The case involves a double fatality that pretrial evidence indicates was caused by a park-to-reverse event in a Chrysler-manufactured 2008 Dodge Grand Caravan. Rose Coats was found crushed to death, standing upright, between the open driver’s side door and the corner of her garage frame. Her husband Roy was lying directly underneath her, dead of a heart attack. The vehicle’s engine was running with the transmission in reverse.
The district court granted summary judgment to Chrysler despite this suspicious scene and the documented history of Chrysler park-to-reverse incidents, and even though an automotive expert’s testing of the Coats minivan revealed that a driver could unwittingly place its transmission into a false park gear.
The Ninth Circuit reversed and remanded for trial in a published opinion. The court wrote “that genuine issues of material fact exist as to whether a ‘false park’ defect in the Coats’ Grand Caravan caused the deaths of Roy and Rose Coats. We also find that the district court incorrectly applied the relevant substantive law.”

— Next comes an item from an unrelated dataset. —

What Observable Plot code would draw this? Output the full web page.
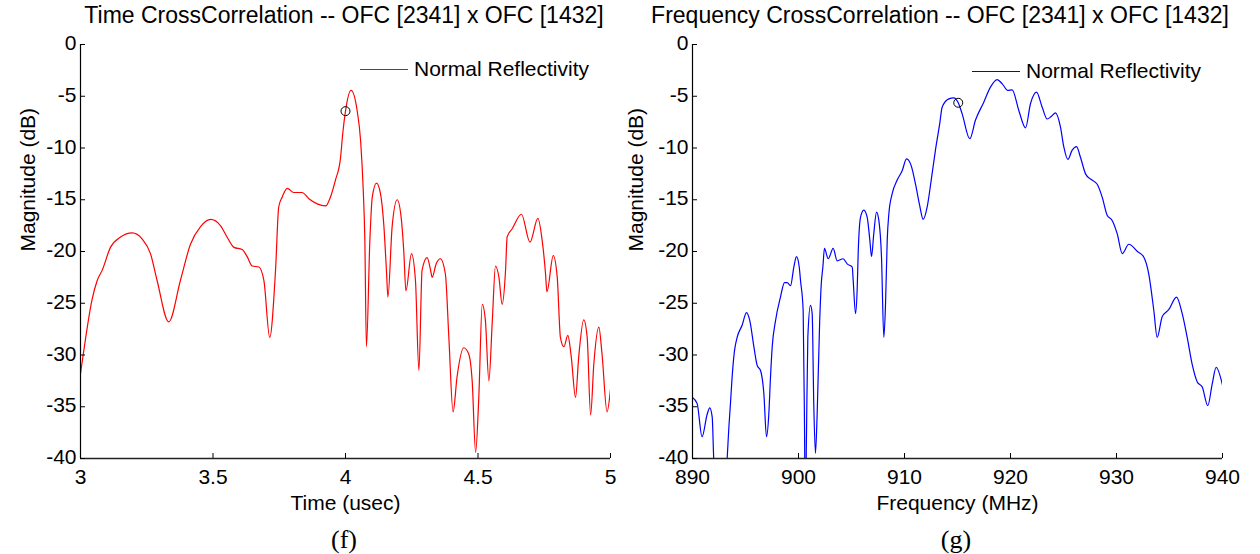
<!DOCTYPE html>
<html><head><meta charset="utf-8">
<script src="https://cdn.jsdelivr.net/npm/d3@7"></script>
<script src="https://cdn.jsdelivr.net/npm/@observablehq/plot@0.6"></script>
<style>
body{margin:0;background:#fff;font-family:"Liberation Sans",Arial,sans-serif;color:#000;}
#wrap{position:relative;width:1260px;height:554px;overflow:hidden;background:#fff;}
.title{position:absolute;top:2px;font-size:23px;line-height:26px;white-space:nowrap;transform:translateX(-50%);}
.cap{position:absolute;top:525px;font-family:"Liberation Serif","Times New Roman",serif;font-size:26px;line-height:30px;transform:translateX(-50%);}
.panel{position:absolute;top:30px;}
.legend{position:absolute;font-size:21px;line-height:24px;display:flex;align-items:center;white-space:nowrap;}
.legend .sw{display:inline-block;width:48px;height:0;border-top:1.3px solid;margin-right:6px;}
</style></head>
<body>
<div id="wrap">
  <div class="title" style="left:344px">Time CrossCorrelation -- OFC [2341] x OFC [1432]</div>
  <div class="title" style="left:940px">Frequency CrossCorrelation -- OFC [2341] x OFC [1432]</div>
  <div class="panel" id="p1" style="left:0px"></div>
  <div class="panel" id="p2" style="left:630px"></div>
  <div class="legend" style="left:360px;top:57px"><span class="sw" style="border-color:#ff0000"></span>Normal Reflectivity</div>
  <div class="legend" style="left:972px;top:59px"><span class="sw" style="border-color:#0000ff"></span>Normal Reflectivity</div>
  <div class="cap" style="left:344px">(f)</div>
  <div class="cap" style="left:956px">(g)</div>
</div>
<script>
// ---- shared axis ticks ----
const yTicks = [0, -5, -10, -15, -20, -25, -30, -35, -40];
const timeTicks = [3, 3.5, 4, 4.5, 5];
const freqTicks = [890, 900, 910, 920, 930, 940];

// ---- (f) time cross-correlation ----
const timeUsec = [3.000,3.010,3.044,3.063,3.082,3.113,3.151,3.195,3.233,3.264,3.289,3.333,3.377,3.415,3.453,3.491,3.528,3.553,3.579,3.610,
3.629,3.648,3.673,3.692,3.714,3.736,3.748,3.761,3.780,3.805,3.836,3.862,3.893,3.925,3.943,3.962,3.981,3.990,4.000,4.021,
4.044,4.057,4.067,4.073,4.079,4.092,4.101,4.117,4.132,4.145,4.155,4.160,4.176,4.195,4.210,4.220,4.228,4.249,4.264,4.277,
4.289,4.308,4.321,4.327,4.342,4.358,4.377,4.390,4.406,4.421,4.446,4.465,4.478,4.491,4.503,4.516,4.528,4.541,4.554,4.566,
4.579,4.591,4.604,4.610,4.629,4.664,4.696,4.726,4.742,4.755,4.760,4.784,4.799,4.811,4.824,4.839,4.852,4.868,4.880,4.899,
4.912,4.925,4.937,4.956,4.968,4.987,5.000];
const timeDb = [-31.8,-30.0,-24.6,-22.8,-21.8,-19.6,-18.6,-18.2,-18.8,-20.2,-22.8,-26.8,-22.8,-19.3,-17.6,-16.9,-17.5,-18.6,-19.6,-19.8,
-20.5,-21.4,-21.5,-22.8,-28.3,-21.8,-15.7,-14.75,-13.9,-14.3,-14.3,-14.9,-15.4,-15.6,-14.75,-13.1,-11.0,-8.5,-6.44,-4.44,
-6.4,-9.3,-14.1,-18.9,-29.2,-18.9,-14.75,-13.4,-14.4,-17.6,-22.1,-24.4,-17.6,-15.0,-16.7,-20.0,-23.8,-20.2,-22.8,-31.5,
-21.8,-20.6,-21.8,-22.5,-21.2,-20.7,-22.2,-28.3,-35.5,-32.1,-29.3,-29.9,-32.5,-39.4,-34.1,-25.1,-26.7,-32.5,-26.7,-21.4,
-22.5,-25.1,-21.8,-18.6,-17.8,-16.4,-19.1,-16.8,-18.9,-22.2,-23.9,-20.4,-22.5,-28.3,-29.2,-28.1,-30.2,-34.1,-30.2,-26.6,
-28.3,-35.8,-30.9,-27.3,-29.9,-35.5,-33.3];
const timeMarkT = [4.0];
const timeMarkDb = [-6.44];

// ---- (g) frequency cross-correlation ----
const freqMHz = [890.0,890.44,890.9,891.39,891.63,891.86,892.0,892.6,893.27,893.43,893.58,893.74,893.96,894.21,894.69,895.09,895.41,895.79,896.1,896.42,
896.73,896.98,897.2,897.36,897.52,897.83,898.3,898.68,898.93,899.25,899.56,899.81,900.07,900.19,900.44,900.57,900.64,900.75,900.88,901.13,
901.29,901.44,901.6,901.76,902.0,902.15,902.3,902.45,902.8,903.27,903.65,904.21,904.59,905.07,905.16,905.38,905.54,905.63,905.85,906.16,
906.48,906.73,906.89,907.1,907.36,907.58,907.83,908.05,908.21,908.37,908.52,908.84,909.31,909.78,910.19,910.63,911.04,911.44,911.76,912.14,
912.52,912.92,913.33,913.55,914.18,914.65,915.07,915.44,916.16,916.7,917.48,918.11,918.74,919.22,919.75,920.16,920.79,921.42,921.89,922.45,
922.99,923.46,923.84,924.25,924.72,925.03,925.41,925.82,926.23,926.6,927.08,927.55,928.18,928.65,929.12,929.59,930.07,930.54,931.16,931.95,
932.58,933.05,933.52,933.84,934.31,934.94,935.66,936.2,936.67,937.14,937.62,938.09,938.61,939.03,939.4,940.0];
const freqDb = [-34.1,-34.7,-37.9,-35.7,-35.1,-36.0,-40.0,-47.0,-40.0,-37.0,-34.7,-32.1,-29.6,-28.3,-27.1,-25.9,-26.7,-29.2,-31.0,-31.5,
-33.7,-37.9,-35.7,-32.1,-29.2,-26.7,-24.4,-23.0,-23.0,-23.3,-21.5,-20.5,-21.5,-22.8,-25.7,-37.3,-46.0,-38.0,-28.3,-25.2,
-26.0,-34.7,-39.5,-35.7,-26.7,-23.1,-21.5,-19.7,-20.7,-19.7,-20.9,-20.7,-21.2,-21.5,-22.8,-26.0,-23.5,-20.2,-16.7,-16.0,
-16.7,-18.9,-20.5,-18.3,-16.2,-17.0,-20.55,-28.3,-25.1,-18.9,-16.4,-14.4,-13.1,-12.2,-11.05,-11.7,-13.5,-15.6,-16.9,-15.7,
-13.1,-10.2,-7.6,-6.06,-5.25,-5.15,-5.63,-6.7,-9.1,-7.3,-5.57,-4.12,-3.4,-3.8,-4.44,-4.38,-6.4,-8.05,-5.7,-4.6,
-6.06,-7.2,-6.96,-6.6,-8.0,-9.9,-11.1,-10.2,-9.86,-10.9,-12.5,-13.0,-13.5,-14.75,-16.5,-17.0,-18.3,-20.2,-19.3,-19.97,
-20.55,-22.2,-25.7,-28.3,-26.3,-25.6,-24.4,-26.0,-28.3,-30.9,-32.6,-33.1,-34.9,-32.8,-31.2,-32.9];
const freqMarkF = [915.07];
const freqMarkDb = [-5.63];

const FONT = "Liberation Sans, Arial, sans-serif";

function panel({xs, ys, mx, my, color, xDomain, xTicks, xLabel, ml, mr, ylabDx}) {
  const data = xs.map((x, i) => ({x, y: ys[i]}));
  const marker = mx.map((x, i) => ({x, y: my[i]}));
  return Plot.plot({
    width: 630, height: 490,
    marginLeft: ml, marginRight: mr, marginTop: 14, marginBottom: 62,
    style: {fontFamily: FONT, fontSize: "21px", color: "#000", background: "transparent", overflow: "visible"},
    x: {domain: xDomain},
    y: {domain: [-40, 0]},
    marks: [
      Plot.line(data, {x: "x", y: "y", stroke: color, strokeWidth: 1.2, clip: true, curve: "monotone-x"}),
      Plot.dot(marker, {x: "x", y: "y", r: 4.5, stroke: "#000", strokeWidth: 1, fill: "none"}),
      Plot.ruleX([xDomain[0]], {stroke: "#000", strokeWidth: 1.2}),
      Plot.ruleY([-40], {stroke: "#222", strokeWidth: 1.4}),
      Plot.axisY(yTicks, {tickSize: 0, tickPadding: 4, dy: -1, fontSize: 21, tickFormat: d => String(d), label: null}),
      Plot.axisY(yTicks, {tickSize: 5, dx: 5, tickFormat: () => "", label: null}),
      Plot.axisX(xTicks, {tickSize: 0, tickPadding: 11, fontSize: 21, tickFormat: d => String(d), label: null}),
      Plot.axisX(xTicks, {tickSize: 5, dy: -5, tickFormat: () => "", label: null}),
      Plot.text([xLabel], {frameAnchor: "bottom", dy: 45, text: d => d, lineAnchor: "middle", fontSize: 21}),
      Plot.text(["Magnitude (dB)"], {frameAnchor: "left", dx: ylabDx, rotate: -90, text: d => d, lineAnchor: "middle", fontSize: 21})
    ]
  });
}

document.getElementById("p1").append(panel({
  xs: timeUsec, ys: timeDb, mx: timeMarkT, my: timeMarkDb, color: "#ff0000",
  xDomain: [3, 5], xTicks: timeTicks, xLabel: "Time (usec)", ml: 80, mr: 20, ylabDx: -52
}));
document.getElementById("p2").append(panel({
  xs: freqMHz, ys: freqDb, mx: freqMarkF, my: freqMarkDb, color: "#0000ff",
  xDomain: [890, 940], xTicks: freqTicks, xLabel: "Frequency (MHz)", ml: 62, mr: 38, ylabDx: -56
}));
</script>
</body></html>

“We’re looking forward to trying this case — it’s a strong one,” said Walburg, who represents the plaintiffs, survivors of the Coatses. “The Ninth Circuit needed only a few short pages to vindicate the important policies and principles of strict products liability, a doctrine firmly embedded in California law that both deters manufacturers from placing dangerous products on the market and provides redress to the victims of product defects. The opinion is a credit to that doctrine’s vitality and to the ability of juries to sort through the evidence in this type of case to reach a just result.”
Today’s opinion explained that “[t]he alleged existence of the ‘false park’ defect, documented in Chrysler vehicles by the National Highway Traffic Safety Administration and identified in the Grand Caravan through Plaintiffs’ expert Rosenbluth’s testing, along with the details of Roy and Rose Coats’ deaths, present genuine issues of material fact that would allow a reasonable jury to conclude that the ‘false park’ defect was the legal cause of the accident and their deaths.”
About Lieff Cabraser
Described by The American Lawyer as “one of the nation’s premier plaintiffs’ firms,” Lieff Cabraser Heimann & Bernstein, LLP is a national plaintiffs’ law firm with offices in San Francisco, New York and Nashville. U.S. News and Best Lawyers selected Lieff Cabraser as national “Law Firm of the Year” for 2015 in the category of plaintiffs’ mass torts and class actions.
Lieff Cabraser prevailed in a 2007 trial against Chrysler over a similar park-to-reverse incident involving a 1991 Dodge Dakota, obtaining a $54 million jury verdict that included an assessment of $50 million in punitive damages.